Your goal: Produce an exact copy of all the data below, dropping every image.

Listing:
══════════════════════════════
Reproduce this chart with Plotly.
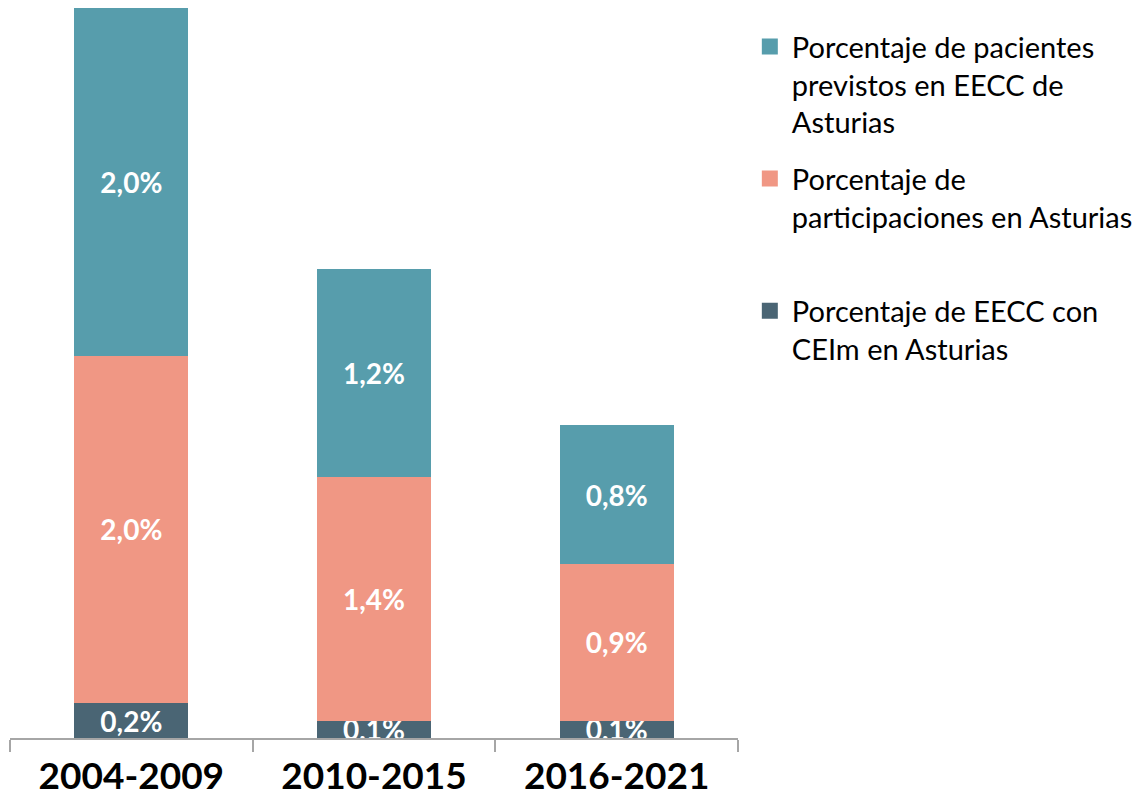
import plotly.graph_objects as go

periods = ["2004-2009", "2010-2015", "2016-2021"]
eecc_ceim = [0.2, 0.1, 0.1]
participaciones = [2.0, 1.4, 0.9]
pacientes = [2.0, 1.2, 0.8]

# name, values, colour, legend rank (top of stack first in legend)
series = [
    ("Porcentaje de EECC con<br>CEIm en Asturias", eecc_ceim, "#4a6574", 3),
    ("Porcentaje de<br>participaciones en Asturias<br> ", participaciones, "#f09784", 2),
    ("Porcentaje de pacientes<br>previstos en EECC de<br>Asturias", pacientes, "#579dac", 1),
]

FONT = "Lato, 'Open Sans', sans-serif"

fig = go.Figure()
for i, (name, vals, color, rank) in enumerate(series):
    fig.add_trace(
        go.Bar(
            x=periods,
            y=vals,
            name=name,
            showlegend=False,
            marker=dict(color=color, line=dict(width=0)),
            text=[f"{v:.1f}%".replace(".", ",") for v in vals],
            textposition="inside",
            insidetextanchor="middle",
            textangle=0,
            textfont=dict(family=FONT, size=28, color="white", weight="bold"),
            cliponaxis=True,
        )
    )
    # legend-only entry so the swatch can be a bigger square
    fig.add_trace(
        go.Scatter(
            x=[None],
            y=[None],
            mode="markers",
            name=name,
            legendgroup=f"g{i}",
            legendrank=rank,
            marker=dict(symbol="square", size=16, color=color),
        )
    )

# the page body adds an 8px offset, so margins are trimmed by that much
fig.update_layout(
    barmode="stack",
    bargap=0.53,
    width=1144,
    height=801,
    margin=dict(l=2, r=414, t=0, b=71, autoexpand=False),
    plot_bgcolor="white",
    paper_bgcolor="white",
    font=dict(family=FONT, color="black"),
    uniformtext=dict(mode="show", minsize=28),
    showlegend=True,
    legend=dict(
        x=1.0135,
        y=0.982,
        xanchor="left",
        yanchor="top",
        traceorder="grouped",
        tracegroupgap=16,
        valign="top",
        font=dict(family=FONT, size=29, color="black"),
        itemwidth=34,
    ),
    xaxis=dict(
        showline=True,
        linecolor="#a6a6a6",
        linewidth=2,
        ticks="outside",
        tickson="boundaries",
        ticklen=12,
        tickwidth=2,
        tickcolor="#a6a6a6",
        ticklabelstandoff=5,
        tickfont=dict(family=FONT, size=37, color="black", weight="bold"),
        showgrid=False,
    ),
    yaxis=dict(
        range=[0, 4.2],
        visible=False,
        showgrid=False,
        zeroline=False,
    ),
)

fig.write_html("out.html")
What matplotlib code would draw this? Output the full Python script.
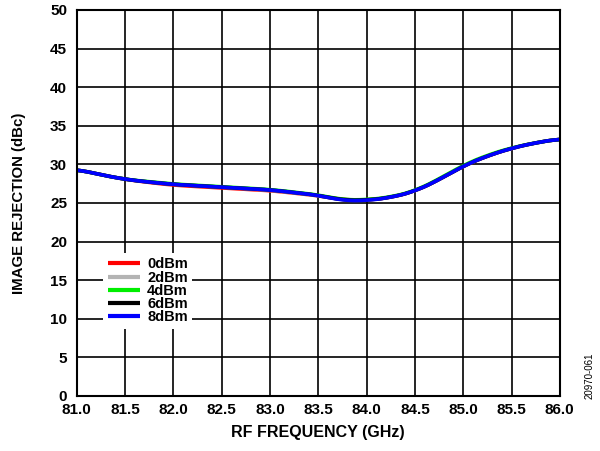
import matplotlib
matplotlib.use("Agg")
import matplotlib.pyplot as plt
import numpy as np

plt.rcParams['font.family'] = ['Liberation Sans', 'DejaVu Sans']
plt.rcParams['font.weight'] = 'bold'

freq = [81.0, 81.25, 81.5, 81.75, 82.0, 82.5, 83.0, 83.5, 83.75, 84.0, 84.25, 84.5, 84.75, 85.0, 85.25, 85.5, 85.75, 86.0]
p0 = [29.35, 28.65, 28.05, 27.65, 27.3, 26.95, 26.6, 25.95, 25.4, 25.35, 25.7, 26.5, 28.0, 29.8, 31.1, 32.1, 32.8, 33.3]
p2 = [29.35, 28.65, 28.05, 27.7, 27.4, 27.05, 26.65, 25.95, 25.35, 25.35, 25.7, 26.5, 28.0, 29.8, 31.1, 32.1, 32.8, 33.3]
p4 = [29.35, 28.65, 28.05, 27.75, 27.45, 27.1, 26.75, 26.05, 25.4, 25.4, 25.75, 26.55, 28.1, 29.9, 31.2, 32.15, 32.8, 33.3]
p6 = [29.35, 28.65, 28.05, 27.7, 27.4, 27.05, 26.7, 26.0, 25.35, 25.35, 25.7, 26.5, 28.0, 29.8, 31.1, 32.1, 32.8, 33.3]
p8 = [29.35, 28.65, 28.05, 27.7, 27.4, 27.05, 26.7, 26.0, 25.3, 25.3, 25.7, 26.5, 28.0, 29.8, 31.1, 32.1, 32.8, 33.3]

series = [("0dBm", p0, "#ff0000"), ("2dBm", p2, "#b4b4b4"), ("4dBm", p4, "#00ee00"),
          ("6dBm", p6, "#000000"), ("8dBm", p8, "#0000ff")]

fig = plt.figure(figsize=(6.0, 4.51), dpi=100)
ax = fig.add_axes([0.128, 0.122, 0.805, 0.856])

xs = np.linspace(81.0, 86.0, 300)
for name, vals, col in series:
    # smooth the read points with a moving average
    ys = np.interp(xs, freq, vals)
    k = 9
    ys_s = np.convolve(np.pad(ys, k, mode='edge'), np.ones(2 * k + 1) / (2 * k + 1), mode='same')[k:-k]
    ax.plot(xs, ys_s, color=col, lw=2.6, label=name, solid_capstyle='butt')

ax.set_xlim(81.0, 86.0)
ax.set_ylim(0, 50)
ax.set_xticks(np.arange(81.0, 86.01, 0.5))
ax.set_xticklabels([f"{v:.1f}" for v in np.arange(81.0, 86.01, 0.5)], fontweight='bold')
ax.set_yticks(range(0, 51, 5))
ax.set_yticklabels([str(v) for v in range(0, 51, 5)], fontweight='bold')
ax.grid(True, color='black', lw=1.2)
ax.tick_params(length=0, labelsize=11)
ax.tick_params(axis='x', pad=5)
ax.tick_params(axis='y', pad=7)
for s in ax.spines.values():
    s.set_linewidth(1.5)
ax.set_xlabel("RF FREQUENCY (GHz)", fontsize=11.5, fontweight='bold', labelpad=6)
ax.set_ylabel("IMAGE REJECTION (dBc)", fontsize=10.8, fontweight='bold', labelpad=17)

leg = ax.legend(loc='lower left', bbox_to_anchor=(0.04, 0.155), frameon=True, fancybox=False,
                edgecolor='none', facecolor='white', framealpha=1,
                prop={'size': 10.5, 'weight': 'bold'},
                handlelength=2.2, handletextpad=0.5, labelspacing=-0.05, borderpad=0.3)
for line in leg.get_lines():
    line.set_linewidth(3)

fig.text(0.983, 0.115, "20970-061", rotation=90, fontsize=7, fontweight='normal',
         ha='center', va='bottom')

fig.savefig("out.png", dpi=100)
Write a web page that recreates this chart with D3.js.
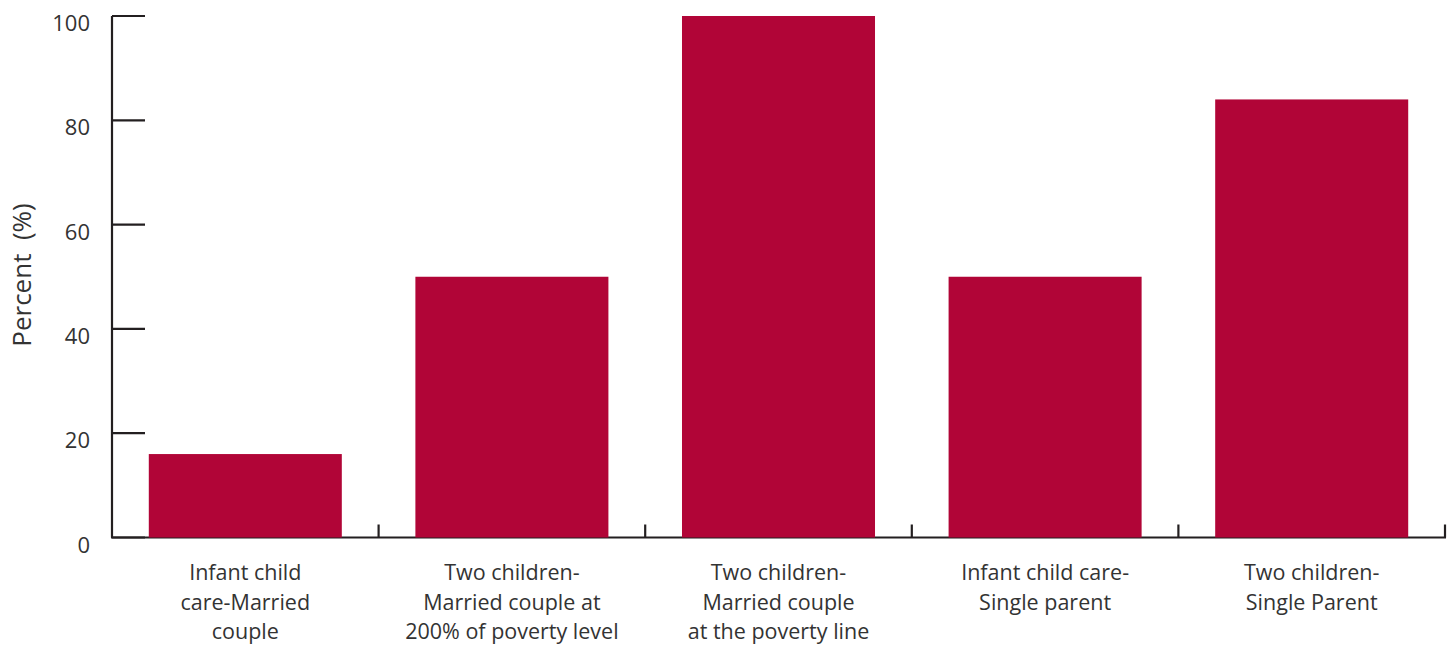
══════════════════════════════
Output:
Reproduce this chart with Plotly.
import plotly.graph_objects as go

periods = ["2004-2009", "2010-2015", "2016-2021"]
eecc_ceim = [0.2, 0.1, 0.1]
participaciones = [2.0, 1.4, 0.9]
pacientes = [2.0, 1.2, 0.8]

# name, values, colour, legend rank (top of stack first in legend)
series = [
    ("Porcentaje de EECC con<br>CEIm en Asturias", eecc_ceim, "#4a6574", 3),
    ("Porcentaje de<br>participaciones en Asturias<br> ", participaciones, "#f09784", 2),
    ("Porcentaje de pacientes<br>previstos en EECC de<br>Asturias", pacientes, "#579dac", 1),
]

FONT = "Lato, 'Open Sans', sans-serif"

fig = go.Figure()
for i, (name, vals, color, rank) in enumerate(series):
    fig.add_trace(
        go.Bar(
            x=periods,
            y=vals,
            name=name,
            showlegend=False,
            marker=dict(color=color, line=dict(width=0)),
            text=[f"{v:.1f}%".replace(".", ",") for v in vals],
            textposition="inside",
            insidetextanchor="middle",
            textangle=0,
            textfont=dict(family=FONT, size=28, color="white", weight="bold"),
            cliponaxis=True,
        )
    )
    # legend-only entry so the swatch can be a bigger square
    fig.add_trace(
        go.Scatter(
            x=[None],
            y=[None],
            mode="markers",
            name=name,
            legendgroup=f"g{i}",
            legendrank=rank,
            marker=dict(symbol="square", size=16, color=color),
        )
    )

# the page body adds an 8px offset, so margins are trimmed by that much
fig.update_layout(
    barmode="stack",
    bargap=0.53,
    width=1144,
    height=801,
    margin=dict(l=2, r=414, t=0, b=71, autoexpand=False),
    plot_bgcolor="white",
    paper_bgcolor="white",
    font=dict(family=FONT, color="black"),
    uniformtext=dict(mode="show", minsize=28),
    showlegend=True,
    legend=dict(
        x=1.0135,
        y=0.982,
        xanchor="left",
        yanchor="top",
        traceorder="grouped",
        tracegroupgap=16,
        valign="top",
        font=dict(family=FONT, size=29, color="black"),
        itemwidth=34,
    ),
    xaxis=dict(
        showline=True,
        linecolor="#a6a6a6",
        linewidth=2,
        ticks="outside",
        tickson="boundaries",
        ticklen=12,
        tickwidth=2,
        tickcolor="#a6a6a6",
        ticklabelstandoff=5,
        tickfont=dict(family=FONT, size=37, color="black", weight="bold"),
        showgrid=False,
    ),
    yaxis=dict(
        range=[0, 4.2],
        visible=False,
        showgrid=False,
        zeroline=False,
    ),
)

fig.write_html("out.html")
What matplotlib code would draw this? Output the full Python script.
import matplotlib
matplotlib.use("Agg")
import matplotlib.pyplot as plt
import numpy as np

plt.rcParams['font.family'] = ['Liberation Sans', 'DejaVu Sans']
plt.rcParams['font.weight'] = 'bold'

freq = [81.0, 81.25, 81.5, 81.75, 82.0, 82.5, 83.0, 83.5, 83.75, 84.0, 84.25, 84.5, 84.75, 85.0, 85.25, 85.5, 85.75, 86.0]
p0 = [29.35, 28.65, 28.05, 27.65, 27.3, 26.95, 26.6, 25.95, 25.4, 25.35, 25.7, 26.5, 28.0, 29.8, 31.1, 32.1, 32.8, 33.3]
p2 = [29.35, 28.65, 28.05, 27.7, 27.4, 27.05, 26.65, 25.95, 25.35, 25.35, 25.7, 26.5, 28.0, 29.8, 31.1, 32.1, 32.8, 33.3]
p4 = [29.35, 28.65, 28.05, 27.75, 27.45, 27.1, 26.75, 26.05, 25.4, 25.4, 25.75, 26.55, 28.1, 29.9, 31.2, 32.15, 32.8, 33.3]
p6 = [29.35, 28.65, 28.05, 27.7, 27.4, 27.05, 26.7, 26.0, 25.35, 25.35, 25.7, 26.5, 28.0, 29.8, 31.1, 32.1, 32.8, 33.3]
p8 = [29.35, 28.65, 28.05, 27.7, 27.4, 27.05, 26.7, 26.0, 25.3, 25.3, 25.7, 26.5, 28.0, 29.8, 31.1, 32.1, 32.8, 33.3]

series = [("0dBm", p0, "#ff0000"), ("2dBm", p2, "#b4b4b4"), ("4dBm", p4, "#00ee00"),
          ("6dBm", p6, "#000000"), ("8dBm", p8, "#0000ff")]

fig = plt.figure(figsize=(6.0, 4.51), dpi=100)
ax = fig.add_axes([0.128, 0.122, 0.805, 0.856])

xs = np.linspace(81.0, 86.0, 300)
for name, vals, col in series:
    # smooth the read points with a moving average
    ys = np.interp(xs, freq, vals)
    k = 9
    ys_s = np.convolve(np.pad(ys, k, mode='edge'), np.ones(2 * k + 1) / (2 * k + 1), mode='same')[k:-k]
    ax.plot(xs, ys_s, color=col, lw=2.6, label=name, solid_capstyle='butt')

ax.set_xlim(81.0, 86.0)
ax.set_ylim(0, 50)
ax.set_xticks(np.arange(81.0, 86.01, 0.5))
ax.set_xticklabels([f"{v:.1f}" for v in np.arange(81.0, 86.01, 0.5)], fontweight='bold')
ax.set_yticks(range(0, 51, 5))
ax.set_yticklabels([str(v) for v in range(0, 51, 5)], fontweight='bold')
ax.grid(True, color='black', lw=1.2)
ax.tick_params(length=0, labelsize=11)
ax.tick_params(axis='x', pad=5)
ax.tick_params(axis='y', pad=7)
for s in ax.spines.values():
    s.set_linewidth(1.5)
ax.set_xlabel("RF FREQUENCY (GHz)", fontsize=11.5, fontweight='bold', labelpad=6)
ax.set_ylabel("IMAGE REJECTION (dBc)", fontsize=10.8, fontweight='bold', labelpad=17)

leg = ax.legend(loc='lower left', bbox_to_anchor=(0.04, 0.155), frameon=True, fancybox=False,
                edgecolor='none', facecolor='white', framealpha=1,
                prop={'size': 10.5, 'weight': 'bold'},
                handlelength=2.2, handletextpad=0.5, labelspacing=-0.05, borderpad=0.3)
for line in leg.get_lines():
    line.set_linewidth(3)

fig.text(0.983, 0.115, "20970-061", rotation=90, fontsize=7, fontweight='normal',
         ha='center', va='bottom')

fig.savefig("out.png", dpi=100)
Write a web page that recreates this chart with D3.js.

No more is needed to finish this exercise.